Die häuslichen Prügelszenen in Anne Rabes Roman klingen wie aus einer längst vergangenen Zeit. Die Autorin hat jedoch Gleichaltrige befragt und erfahren, dass viele in den 1980ern Geborene familiäre Gewalt erlebten, "ganz gleich, ob in linientreuen, kirchlichen oder Dissidentenfamilien". Sie habe den Eindruck, die mit der Umbruchzeit einhergehende Verunsicherung der Eltern und Lehrer, die hohe Arbeitslosigkeit, die Auflösung vertrauter Strukturen, die Zukunftsangst habe Gewalt an Kindern und Jugendlichen noch einmal befördert. "Nicht generell, aber es war ein Phänomen."

Das Benigna-Theater ist an diesem Abend dicht gefüllt, manche haben Anne Rabes bewegendes Buch bereits gelesen, andere melden sich mit eigenen Erfahrungen zu Wort. Unter anderem ein Sozialarbeiter, der in den 1990ern in Königshufen mit Jugendlichen arbeitete. "Von einem auf den anderen Tag waren sie radikal links oder rechts", erinnert er sich.

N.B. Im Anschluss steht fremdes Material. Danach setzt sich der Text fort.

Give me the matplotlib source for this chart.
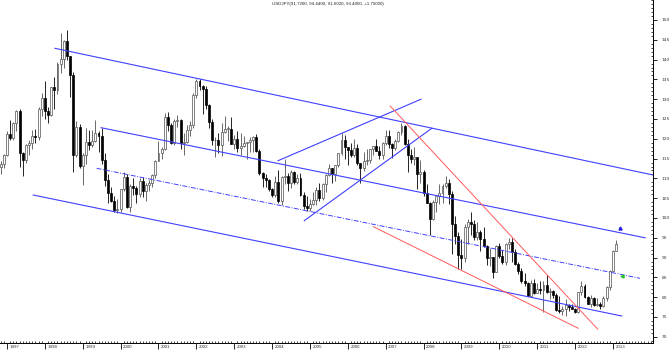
import numpy as np
import matplotlib
matplotlib.use('Agg')
import matplotlib.pyplot as plt
from matplotlib.ticker import MultipleLocator, FixedLocator, NullFormatter

# Monthly USD/JPY bars, Nov 1996 .. Feb 2013 (month 0 = Jan 1997)
first_month = -2
opens = [
    113.0, 113.6,
    115.9, 121.3, 120.3, 123.9, 126.9, 116.3, 114.6, 118.5, 118.9, 120.8, 120.4, 127.6,
    130.4, 127.0, 126.1, 133.0, 132.2, 138.9, 140.2, 144.6, 140.8, 136.0, 116.0, 123.0,
    113.2, 116.0, 119.2, 118.5, 119.4, 121.5, 120.7, 114.6, 109.6, 106.2, 104.4, 102.1,
    102.2, 107.3, 110.3, 102.9, 108.1, 107.6, 106.1, 109.4, 106.7, 108.3, 108.8, 110.9,
    114.4, 116.4, 117.3, 125.5, 123.6, 118.9, 124.6, 124.8, 118.9, 119.3, 122.1, 123.4,
    131.0, 134.7, 133.4, 132.7, 128.5, 124.2, 119.6, 119.8, 118.4, 121.8, 122.5, 122.5,
    118.7, 119.9, 117.6, 118.1, 119.0, 119.2, 119.8, 120.4, 116.8, 111.4, 110.0, 109.5,
    107.2, 105.9, 109.1, 104.3, 110.3, 110.5, 108.8, 111.6, 109.2, 110.2, 105.8, 103.1,
    102.6, 103.6, 104.6, 107.1, 105.0, 108.5, 110.9, 112.5, 111.2, 113.5, 116.4, 119.7,
    117.9, 117.2, 115.9, 117.8, 113.9, 112.6, 114.4, 114.6, 117.3, 118.1, 116.9, 115.8,
    119.0, 120.7, 118.6, 117.8, 119.5, 121.7, 123.2, 118.6, 115.9, 114.8, 115.3, 111.2,
    111.7, 106.4, 103.9, 99.7, 104.0, 105.5, 106.2, 108.0, 108.8, 106.1, 98.5, 95.5,
    90.6, 89.9, 97.6, 98.9, 98.6, 95.3, 96.4, 94.7, 93.0, 89.8, 90.1, 86.3,
    93.0, 90.3, 88.9, 93.4, 94.0, 91.3, 88.4, 86.5, 84.2, 83.5, 80.4, 83.7,
    81.1, 82.0, 81.8, 83.1, 81.2, 81.5, 80.5, 76.7, 76.6, 77.0, 78.0, 77.6,
    76.9, 76.2, 81.2, 82.9, 80.0, 78.3, 79.8, 78.1, 78.4, 77.9, 79.8, 82.5,
    86.7, 91.72,
]
highs = [
    114.5, 116.2,
    122.0, 124.8, 124.3, 127.2, 127.5, 116.6, 118.6, 119.6, 122.2, 122.4, 128.0, 131.6,
    134.5, 128.0, 133.2, 135.6, 139.4, 146.8, 145.0, 147.6, 141.0, 136.9, 124.4, 123.8,
    116.4, 122.7, 122.1, 122.3, 124.7, 122.0, 122.6, 116.3, 111.2, 107.8, 105.6, 104.7,
    107.4, 111.6, 111.0, 108.5, 110.1, 108.2, 110.0, 110.3, 108.9, 109.5, 111.1, 114.6,
    119.4, 117.9, 126.6, 126.8, 124.1, 125.0, 126.0, 125.0, 121.4, 123.6, 124.6, 131.6,
    135.2, 135.0, 133.7, 133.4, 128.9, 125.0, 120.5, 121.5, 124.0, 125.7, 123.3, 125.6,
    121.0, 121.9, 121.5, 120.6, 119.3, 120.5, 120.8, 121.3, 117.4, 111.5, 111.0, 109.8,
    107.5, 110.6, 112.2, 110.5, 114.9, 111.4, 112.2, 111.8, 111.2, 111.4, 106.5, 105.6,
    104.7, 106.6, 107.8, 108.8, 108.8, 111.1, 113.7, 112.7, 113.5, 116.4, 121.4, 121.0,
    118.0, 119.0, 119.9, 118.7, 113.9, 116.7, 117.4, 117.4, 118.3, 119.9, 118.3, 119.2,
    122.2, 122.2, 119.0, 120.0, 122.0, 124.1, 123.6, 119.9, 117.3, 117.9, 115.4, 114.7,
    112.0, 108.5, 104.0, 104.6, 105.5, 108.6, 108.6, 110.7, 109.8, 106.7, 100.5, 96.5,
    94.6, 98.6, 99.7, 101.4, 99.6, 98.9, 97.0, 97.8, 93.3, 92.3, 90.1, 93.1,
    93.7, 91.9, 93.8, 94.9, 94.9, 92.2, 88.9, 87.4, 86.1, 83.9, 84.4, 84.5,
    83.7, 84.0, 84.0, 85.5, 82.2, 81.7, 81.1, 80.2, 77.8, 79.5, 78.3, 78.3,
    77.3, 81.3, 84.2, 83.3, 80.4, 80.6, 80.1, 79.7, 78.9, 80.3, 82.8, 86.8,
    91.8, 94.44,
]
lows = [
    111.0, 112.6,
    115.6, 119.8, 119.6, 122.0, 113.0, 110.6, 114.0, 115.9, 117.4, 118.9, 119.8, 125.7,
    125.1, 124.1, 125.8, 127.4, 131.4, 136.7, 137.8, 139.8, 130.5, 111.6, 115.4, 112.6,
    108.3, 113.6, 117.2, 117.9, 119.3, 116.6, 113.6, 108.2, 103.7, 104.1, 101.5, 101.3,
    101.4, 106.8, 102.6, 101.4, 105.8, 103.9, 105.4, 105.3, 104.2, 106.9, 107.7, 110.0,
    114.3, 114.9, 117.2, 121.9, 118.6, 118.4, 123.0, 117.3, 115.8, 119.0, 120.6, 122.6,
    130.2, 132.3, 126.3, 127.5, 122.6, 118.4, 115.5, 116.5, 115.6, 121.5, 119.5, 118.6,
    117.5, 116.6, 115.9, 117.9, 115.0, 116.7, 116.6, 116.7, 110.8, 107.9, 107.9, 106.8,
    105.2, 105.4, 103.8, 103.4, 108.6, 106.7, 107.6, 108.5, 108.7, 105.6, 102.2, 101.8,
    101.7, 103.3, 103.2, 104.2, 104.5, 106.6, 110.5, 108.8, 109.3, 113.0, 116.0, 114.8,
    113.4, 115.5, 115.5, 113.3, 108.9, 111.8, 113.4, 114.0, 115.8, 116.8, 114.9, 115.0,
    118.5, 117.6, 115.2, 117.1, 119.2, 120.9, 118.4, 111.6, 113.8, 113.3, 107.2, 108.9,
    105.5, 103.8, 95.8, 99.6, 101.4, 103.6, 103.8, 107.6, 103.5, 90.9, 93.5, 87.1,
    87.1, 88.9, 93.5, 95.8, 94.5, 94.4, 91.7, 92.6, 88.2, 88.0, 84.8, 86.3,
    89.8, 88.5, 88.1, 92.2, 89.0, 88.2, 85.9, 83.6, 82.9, 80.4, 80.3, 80.9,
    81.1, 80.9, 76.3, 81.1, 79.6, 79.7, 76.6, 75.9, 75.6, 75.3, 76.6, 76.9,
    76.0, 76.1, 80.6, 79.8, 78.2, 77.6, 77.9, 77.9, 77.1, 77.6, 79.1, 81.7,
    86.5, 91.60,
]
closes = [
    113.6, 115.9,
    121.3, 120.3, 123.9, 126.9, 116.3, 114.6, 118.5, 118.9, 120.8, 120.4, 127.6, 130.4,
    127.0, 126.1, 133.0, 132.2, 138.9, 140.2, 144.6, 140.8, 136.0, 116.0, 123.0, 113.2,
    116.0, 119.2, 118.5, 119.4, 121.5, 120.7, 114.6, 109.6, 106.2, 104.4, 102.1, 102.2,
    107.3, 110.3, 102.9, 108.1, 107.6, 106.1, 109.4, 106.7, 108.3, 108.8, 110.9, 114.4,
    116.4, 117.3, 125.5, 123.6, 118.9, 124.6, 124.8, 118.9, 119.3, 122.1, 123.4, 131.0,
    134.7, 133.4, 132.7, 128.5, 124.2, 119.6, 119.8, 118.4, 121.8, 122.5, 122.5, 118.7,
    119.9, 117.6, 118.1, 119.0, 119.2, 119.8, 120.4, 116.8, 111.4, 110.0, 109.5, 107.2,
    105.9, 109.1, 104.3, 110.3, 110.5, 108.8, 111.6, 109.2, 110.2, 105.8, 103.1, 102.6,
    103.6, 104.6, 107.1, 105.0, 108.5, 110.9, 112.5, 111.2, 113.5, 116.4, 119.7, 117.9,
    117.2, 115.9, 117.8, 113.9, 112.6, 114.4, 114.6, 117.3, 118.1, 116.9, 115.8, 119.0,
    120.7, 118.6, 117.8, 119.5, 121.7, 123.2, 118.6, 115.9, 114.8, 115.3, 111.2, 111.7,
    106.4, 103.9, 99.7, 104.0, 105.5, 106.2, 108.0, 108.8, 106.1, 98.5, 95.5, 90.6,
    89.9, 97.6, 98.9, 98.6, 95.3, 96.4, 94.7, 93.0, 89.8, 90.1, 86.3, 93.0,
    90.3, 88.9, 93.4, 94.0, 91.3, 88.4, 86.5, 84.2, 83.5, 80.4, 83.7, 81.1,
    82.0, 81.8, 83.1, 81.2, 81.5, 80.5, 76.7, 76.6, 77.0, 78.0, 77.6, 76.9,
    76.2, 81.2, 82.9, 80.0, 78.3, 79.8, 78.1, 78.4, 77.9, 79.8, 82.5, 86.7,
    91.7, 93.40,
]
years = list(range(1997, 2014))
title = 'USDJPY(91.7200, 94.4400, 91.6020, 93.4000, +1.75000)'

# hand drawn trend lines: (month, price) -> (month, price)
blue_lines = [
    ((15.2, 142.85), (204.7, 110.86)),
    ((29.8, 122.8), (202.2, 95.0)),
    ((8.3, 105.8), (194.8, 75.25)),
    ((85.9, 114.47), (131.2, 130.0)),
    ((94.2, 99.32), (134.6, 122.65)),
]
dashdot_line = ((28.4, 112.55), (200.6, 84.77))
red_lines = [
    ((121.4, 128.3), (187.2, 71.9)),
    ((116.1, 97.8), (181.0, 72.15)),
]
blue_mark = (194.2, 97.4)
green_mark = (194.8, 85.35)

o = np.array(opens)
h = np.array(highs)
l = np.array(lows)
c = np.array(closes)
x = np.arange(len(o)) + first_month

fig = plt.figure(figsize=(6.7, 3.5), dpi=100)
ax = fig.add_axes([0, 7 / 350, 653 / 670, 343 / 350])
plt.rcParams['font.family'] = 'Liberation Sans'

up = c >= o
body_lo = np.minimum(o, c)
body_h = np.maximum(np.abs(c - o), 0.15)

ax.vlines(x[up], l[up], h[up], color='#505050', lw=0.6, zorder=2)
ax.vlines(x[~up], l[~up], h[~up], color='black', lw=0.6, zorder=2)
ax.bar(x[up], body_h[up], bottom=body_lo[up], width=0.62,
       facecolor='white', edgecolor='#505050', lw=0.5, zorder=3)
ax.bar(x[~up], body_h[~up], bottom=body_lo[~up], width=0.62,
       facecolor='black', edgecolor='black', lw=0.5, zorder=3)

for (x0, y0), (x1, y1) in blue_lines:
    ax.plot([x0, x1], [y0, y1], color='#4040ff', lw=0.8, zorder=4)
(x0, y0), (x1, y1) = dashdot_line
ax.plot([x0, x1], [y0, y1], color='#4040ff', lw=0.7,
        linestyle=(0, (5, 1.5, 1, 1.5)), zorder=4)
for (x0, y0), (x1, y1) in red_lines:
    ax.plot([x0, x1], [y0, y1], color='#ff5a5a', lw=0.7, zorder=4)

ax.plot(*blue_mark, marker='^', ms=2.2, color='#2020e0', zorder=5)
ax.plot(*green_mark, marker='<', ms=2.2, color='#30c030', zorder=5)

ax.set_xlim(-7 / 3.156, first_month + 206.7)
ax.set_ylim(68.43, 155.05)

for s in ['top', 'left']:
    ax.spines[s].set_visible(False)
for s in ['bottom', 'right']:
    ax.spines[s].set_linewidth(0.7)

# x axis: year ticks pointing down, month ticks pointing up
ax.xaxis.set_major_locator(FixedLocator([12 * (yr - 1997) for yr in years]))
ax.xaxis.set_minor_locator(MultipleLocator(1))
ax.xaxis.set_major_formatter(NullFormatter())
ax.tick_params(axis='x', which='major', direction='out', length=4, width=0.6)
ax.tick_params(axis='x', which='minor', direction='in', length=1.5, width=0.5)
tr = ax.get_xaxis_transform()
for yr in years:
    ax.text(12 * (yr - 1997) + 0.8, -0.006, str(yr), transform=tr,
            fontsize=3.2, ha='left', va='top', color='#333333')

# y axis on the right
ax.yaxis.tick_right()
ax.yaxis.set_major_locator(MultipleLocator(5))
ax.yaxis.set_minor_locator(MultipleLocator(1))
ax.tick_params(axis='y', which='major', direction='out', length=3, width=0.6,
               pad=3, labelsize=3.2, labelcolor='#333333')
ax.tick_params(axis='y', which='minor', direction='in', length=1.5, width=0.5)
ax.set_yticks(np.arange(70, 151, 5))

fig.text(272 / 670, 1 - 4 / 350, title, fontsize=3.2, ha='left', va='center',
         color='#222222')

fig.savefig('out.png', dpi=100)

"Gerade teilten sie noch die Schulbank miteinander, plötzlich waren sie verfeindet." Mit politischen Ausrichtungen habe das nicht viel zu tun gehabt, sondern eher, wem man sich anschloss. Dass die Gewaltbereitschaft auch mit der Situation daheim zu tun hatte, bestätigt er. "Durch die hohe Arbeitslosigkeit waren viele Eltern zu Hause und die Kinder ständig mit ihnen konfrontiert, da gab es viele Konflikte."